Anyone else feel like that could be their bumper sticker?

“The underwear always wins…”

And here’s the kicker: I’m someone who is supposed to know better. I have cancer, for crying out loud, that was supposed to be my wake up call. The life-is-short-so-do-all-the-things-now epiphany. And initially I did exactly that. I didn’t make a bucket list per se, but I didn’t have to. One stunning diagnosis and I instantly had my priorities in order, along with the motivation to “make every day count.” But as the days stretched on into months and then years, a tentative confidence began to grow, and it whispered, “You know, you might live, did you ever think of that? You have decent odds of beating this thing.” Yeah…better wash the underwear.

But next week I will make my pilgrimage to the Mayo Clinic for my 9 month check. Next week it gets real again. It always does when I go there. Scans, blood work, billions of pictures of my eye (I don’t think I’m exaggerating, it really is excessive), and then the wait. Sitting in the ugliest waiting room (again, probably not an exaggeration), with my headphones in to drown out the depressing music (see also: my previous rants about Nadia’s Theme), as I wait to see my oncologist and hear my results. My palms sweat more than hands should, and I get this weird feeling in my stomach that kind of feels like falling. My heart lurches every time a nurse comes out to call for a patient. And in those moments, the confident voice that has been whispering for the last 9 months is silent. Because what if I come in to this too cocky? No, there is a necessary fear and trembling with which I approach these days. Just in case.

Scanxiety.

I wish I had thought of that word, because it’s brilliant. It is exactly what it sounds like – although, for me it only applies to the actual day at Mayo. The two weeks or so before my appointments, I’m not so much anxious as I am freaking neurotic. But “MRI’m losing-my-mind” doesn’t have the same ring to it, so we’ll stick with scanxiety. My poor family. I am not fun to be around in the weeks before a Mayo visit. I know it, but I’m powerless to stop it. I actually was so distracted with some big events at the end of May and into June that I didn’t realize we were entering That Time. It finally dawned on me, sort of like for us ladies when we realize it’s a certain time of the month and go, “Ohhhhh, so THAT’S why I hate everyone right now.” My family knew all along, by the way.

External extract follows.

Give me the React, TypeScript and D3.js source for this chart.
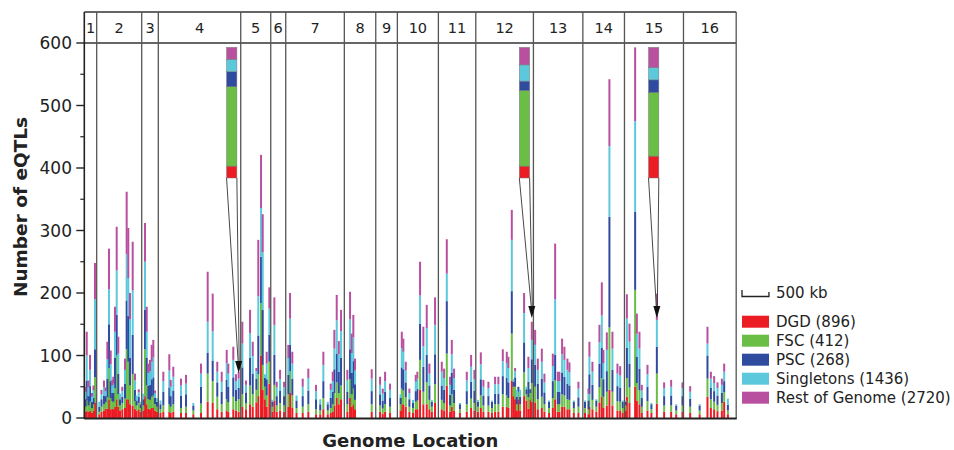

So I’m looking forward to getting my Mayo day – and the ugly weeks before it – over with. And not. Because while fear-induced neurosis definitely isn’t healthy, neither is being so confident you have a million tomorrows that you neglect your today’s. It’s good to be a little scared. But not too scared.

The underwear can wait. Maybe that’s my new bumper sticker.

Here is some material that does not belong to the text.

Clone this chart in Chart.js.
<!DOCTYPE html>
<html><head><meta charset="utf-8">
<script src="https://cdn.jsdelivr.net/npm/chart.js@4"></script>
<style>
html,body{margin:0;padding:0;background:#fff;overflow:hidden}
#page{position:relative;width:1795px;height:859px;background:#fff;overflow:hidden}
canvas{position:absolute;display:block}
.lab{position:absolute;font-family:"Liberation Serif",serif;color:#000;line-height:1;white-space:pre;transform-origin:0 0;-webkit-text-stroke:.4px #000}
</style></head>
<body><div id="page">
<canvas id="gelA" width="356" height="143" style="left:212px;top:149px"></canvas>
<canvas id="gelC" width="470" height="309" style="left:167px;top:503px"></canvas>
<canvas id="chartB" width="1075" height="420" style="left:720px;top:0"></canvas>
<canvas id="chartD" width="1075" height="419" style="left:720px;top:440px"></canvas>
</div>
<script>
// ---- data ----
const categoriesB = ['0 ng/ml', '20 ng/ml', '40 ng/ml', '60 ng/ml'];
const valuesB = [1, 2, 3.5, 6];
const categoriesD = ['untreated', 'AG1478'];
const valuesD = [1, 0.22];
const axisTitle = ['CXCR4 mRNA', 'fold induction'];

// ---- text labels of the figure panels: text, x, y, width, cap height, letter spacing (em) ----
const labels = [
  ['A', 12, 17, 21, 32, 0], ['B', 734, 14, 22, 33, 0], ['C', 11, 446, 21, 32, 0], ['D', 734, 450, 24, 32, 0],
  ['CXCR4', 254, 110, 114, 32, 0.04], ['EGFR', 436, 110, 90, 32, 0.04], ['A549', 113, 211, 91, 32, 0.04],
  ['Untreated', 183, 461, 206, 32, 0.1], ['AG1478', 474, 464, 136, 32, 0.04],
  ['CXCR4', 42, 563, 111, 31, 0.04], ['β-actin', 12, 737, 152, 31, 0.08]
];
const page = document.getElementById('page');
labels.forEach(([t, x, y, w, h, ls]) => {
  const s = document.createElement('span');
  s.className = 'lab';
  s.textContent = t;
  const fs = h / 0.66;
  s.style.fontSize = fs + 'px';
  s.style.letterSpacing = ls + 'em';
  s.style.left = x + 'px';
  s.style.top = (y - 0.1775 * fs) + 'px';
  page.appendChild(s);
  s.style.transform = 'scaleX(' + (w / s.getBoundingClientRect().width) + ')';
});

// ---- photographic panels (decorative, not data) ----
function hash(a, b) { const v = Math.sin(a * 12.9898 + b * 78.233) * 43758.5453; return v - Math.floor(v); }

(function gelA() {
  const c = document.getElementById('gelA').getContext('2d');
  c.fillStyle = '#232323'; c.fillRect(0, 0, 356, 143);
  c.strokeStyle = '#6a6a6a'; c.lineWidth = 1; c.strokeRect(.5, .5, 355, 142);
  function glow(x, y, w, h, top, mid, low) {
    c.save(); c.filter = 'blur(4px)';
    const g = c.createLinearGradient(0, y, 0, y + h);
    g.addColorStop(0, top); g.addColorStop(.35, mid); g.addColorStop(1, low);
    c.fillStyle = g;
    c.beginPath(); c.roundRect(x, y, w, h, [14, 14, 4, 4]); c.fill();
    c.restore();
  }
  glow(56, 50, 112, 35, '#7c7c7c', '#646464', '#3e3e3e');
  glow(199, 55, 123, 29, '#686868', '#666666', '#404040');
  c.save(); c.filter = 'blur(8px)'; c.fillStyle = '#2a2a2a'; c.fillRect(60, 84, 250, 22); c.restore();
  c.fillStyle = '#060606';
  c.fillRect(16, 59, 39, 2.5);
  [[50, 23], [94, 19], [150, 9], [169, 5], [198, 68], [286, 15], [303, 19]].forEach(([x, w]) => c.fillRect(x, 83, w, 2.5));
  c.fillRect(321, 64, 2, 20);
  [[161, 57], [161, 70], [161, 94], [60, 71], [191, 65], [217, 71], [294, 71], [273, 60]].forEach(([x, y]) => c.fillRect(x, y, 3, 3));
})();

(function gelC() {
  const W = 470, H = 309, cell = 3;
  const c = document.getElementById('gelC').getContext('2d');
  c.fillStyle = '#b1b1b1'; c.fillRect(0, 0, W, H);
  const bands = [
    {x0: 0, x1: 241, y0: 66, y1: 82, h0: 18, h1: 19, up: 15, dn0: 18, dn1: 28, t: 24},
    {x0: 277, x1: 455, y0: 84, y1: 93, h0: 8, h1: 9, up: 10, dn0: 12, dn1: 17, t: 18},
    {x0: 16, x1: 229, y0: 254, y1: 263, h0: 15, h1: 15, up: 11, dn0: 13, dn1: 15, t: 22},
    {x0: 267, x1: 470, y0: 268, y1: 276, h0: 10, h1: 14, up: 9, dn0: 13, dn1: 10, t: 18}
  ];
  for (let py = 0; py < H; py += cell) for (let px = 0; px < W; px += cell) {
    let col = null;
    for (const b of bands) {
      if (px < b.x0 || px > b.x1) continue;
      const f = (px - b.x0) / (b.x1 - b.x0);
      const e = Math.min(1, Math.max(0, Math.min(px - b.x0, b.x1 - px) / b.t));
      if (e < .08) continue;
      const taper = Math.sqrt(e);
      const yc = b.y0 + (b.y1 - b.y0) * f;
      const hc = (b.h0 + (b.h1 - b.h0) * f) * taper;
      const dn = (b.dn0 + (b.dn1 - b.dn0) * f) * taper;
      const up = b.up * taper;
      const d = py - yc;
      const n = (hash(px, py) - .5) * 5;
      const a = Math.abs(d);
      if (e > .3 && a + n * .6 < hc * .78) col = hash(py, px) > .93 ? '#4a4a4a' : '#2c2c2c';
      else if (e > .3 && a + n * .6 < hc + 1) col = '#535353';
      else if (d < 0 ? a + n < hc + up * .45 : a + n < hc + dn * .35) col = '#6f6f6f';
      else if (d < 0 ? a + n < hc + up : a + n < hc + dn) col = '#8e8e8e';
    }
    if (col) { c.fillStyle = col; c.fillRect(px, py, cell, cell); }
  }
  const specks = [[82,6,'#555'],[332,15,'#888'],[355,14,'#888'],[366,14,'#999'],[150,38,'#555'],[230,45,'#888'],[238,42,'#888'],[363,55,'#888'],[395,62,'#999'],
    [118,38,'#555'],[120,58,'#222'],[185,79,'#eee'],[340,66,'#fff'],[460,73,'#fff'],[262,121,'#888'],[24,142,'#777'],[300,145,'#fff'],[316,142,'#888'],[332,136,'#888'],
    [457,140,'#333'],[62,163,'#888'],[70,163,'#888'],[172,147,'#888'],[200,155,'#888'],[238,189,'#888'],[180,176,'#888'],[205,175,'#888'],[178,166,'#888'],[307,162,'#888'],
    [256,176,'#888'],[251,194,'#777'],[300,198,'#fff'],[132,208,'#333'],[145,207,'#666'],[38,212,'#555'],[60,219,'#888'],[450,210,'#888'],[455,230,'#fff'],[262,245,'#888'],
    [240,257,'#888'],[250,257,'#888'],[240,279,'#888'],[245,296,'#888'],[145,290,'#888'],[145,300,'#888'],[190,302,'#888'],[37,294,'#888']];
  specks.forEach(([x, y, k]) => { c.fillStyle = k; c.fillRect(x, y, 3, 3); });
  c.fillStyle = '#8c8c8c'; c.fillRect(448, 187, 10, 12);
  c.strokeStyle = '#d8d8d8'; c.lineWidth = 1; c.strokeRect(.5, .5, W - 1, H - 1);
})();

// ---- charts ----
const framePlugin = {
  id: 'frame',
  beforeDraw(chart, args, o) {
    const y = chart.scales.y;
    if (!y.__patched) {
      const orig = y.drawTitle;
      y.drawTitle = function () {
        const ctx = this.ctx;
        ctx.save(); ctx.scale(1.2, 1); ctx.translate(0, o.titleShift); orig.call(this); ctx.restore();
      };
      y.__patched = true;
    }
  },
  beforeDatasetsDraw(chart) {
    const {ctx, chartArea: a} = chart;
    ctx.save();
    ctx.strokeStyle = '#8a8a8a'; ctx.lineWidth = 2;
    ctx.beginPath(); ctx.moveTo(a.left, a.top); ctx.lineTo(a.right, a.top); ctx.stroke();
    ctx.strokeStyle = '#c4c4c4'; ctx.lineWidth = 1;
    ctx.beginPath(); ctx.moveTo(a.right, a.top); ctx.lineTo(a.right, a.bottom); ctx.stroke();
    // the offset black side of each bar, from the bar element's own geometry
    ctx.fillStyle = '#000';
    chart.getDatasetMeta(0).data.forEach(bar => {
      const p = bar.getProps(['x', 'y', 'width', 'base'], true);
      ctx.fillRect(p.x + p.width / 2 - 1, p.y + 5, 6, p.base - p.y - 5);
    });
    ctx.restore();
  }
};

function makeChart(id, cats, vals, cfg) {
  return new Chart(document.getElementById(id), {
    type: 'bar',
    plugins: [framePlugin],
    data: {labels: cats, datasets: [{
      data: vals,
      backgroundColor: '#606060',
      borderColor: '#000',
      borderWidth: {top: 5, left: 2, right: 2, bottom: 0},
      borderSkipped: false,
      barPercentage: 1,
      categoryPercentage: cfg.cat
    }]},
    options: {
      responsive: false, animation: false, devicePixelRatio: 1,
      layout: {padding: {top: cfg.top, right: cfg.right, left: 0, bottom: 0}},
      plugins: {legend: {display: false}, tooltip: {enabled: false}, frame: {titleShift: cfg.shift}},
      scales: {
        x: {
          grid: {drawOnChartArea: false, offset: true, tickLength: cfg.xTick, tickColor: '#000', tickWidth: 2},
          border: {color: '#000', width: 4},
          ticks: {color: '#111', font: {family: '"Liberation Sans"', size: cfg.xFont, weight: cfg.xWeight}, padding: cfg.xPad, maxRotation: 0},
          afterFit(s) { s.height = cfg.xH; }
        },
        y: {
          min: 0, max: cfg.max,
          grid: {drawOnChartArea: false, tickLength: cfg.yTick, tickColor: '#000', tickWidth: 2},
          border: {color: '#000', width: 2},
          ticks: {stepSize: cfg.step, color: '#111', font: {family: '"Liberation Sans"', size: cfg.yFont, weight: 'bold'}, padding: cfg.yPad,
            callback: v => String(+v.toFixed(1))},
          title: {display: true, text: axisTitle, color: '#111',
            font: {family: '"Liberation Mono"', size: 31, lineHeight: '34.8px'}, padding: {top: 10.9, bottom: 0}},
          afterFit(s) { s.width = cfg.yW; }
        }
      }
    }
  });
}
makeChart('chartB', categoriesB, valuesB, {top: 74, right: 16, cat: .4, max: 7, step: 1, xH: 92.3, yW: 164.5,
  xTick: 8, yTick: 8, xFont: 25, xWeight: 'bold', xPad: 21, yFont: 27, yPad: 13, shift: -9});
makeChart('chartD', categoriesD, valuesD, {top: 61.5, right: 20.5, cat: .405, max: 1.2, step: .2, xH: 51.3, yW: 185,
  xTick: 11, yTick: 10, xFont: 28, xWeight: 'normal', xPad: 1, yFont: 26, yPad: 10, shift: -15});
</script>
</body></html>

We all have things we want to do, things that get pushed aside because life happens. Because triage. But let’s pick one thing that we don’t want to get triage’d out of our days, and then fight for it. Mine is writing more. I’ve always been someone who works better with a deadline, but I don’t want to wait for a dire scan result to give me the ultimate deadline.

I promise to be timely with my next post, and I have high hopes that it will include a positive report from my Mayo day. I know I haven’t been great about health updates recently, but quite frankly, it’s my least favorite thing to write about. That said, I did realize that I neglected to share with you the biggest news of my last Mayo visit: my oncologist looks like Einstein now. Totally true. His hair has gone white and he let it grow out; that, plus the mustache and it’s full-on Einstein. I’m sorry I missed telling you that, because it was awesome. I will try to be better about communicating these important things in the future, I promise. In the meantime, since I’ve finished this, there is the matter of some laundry…

Happy Friday, everyone. Go carpe that diem!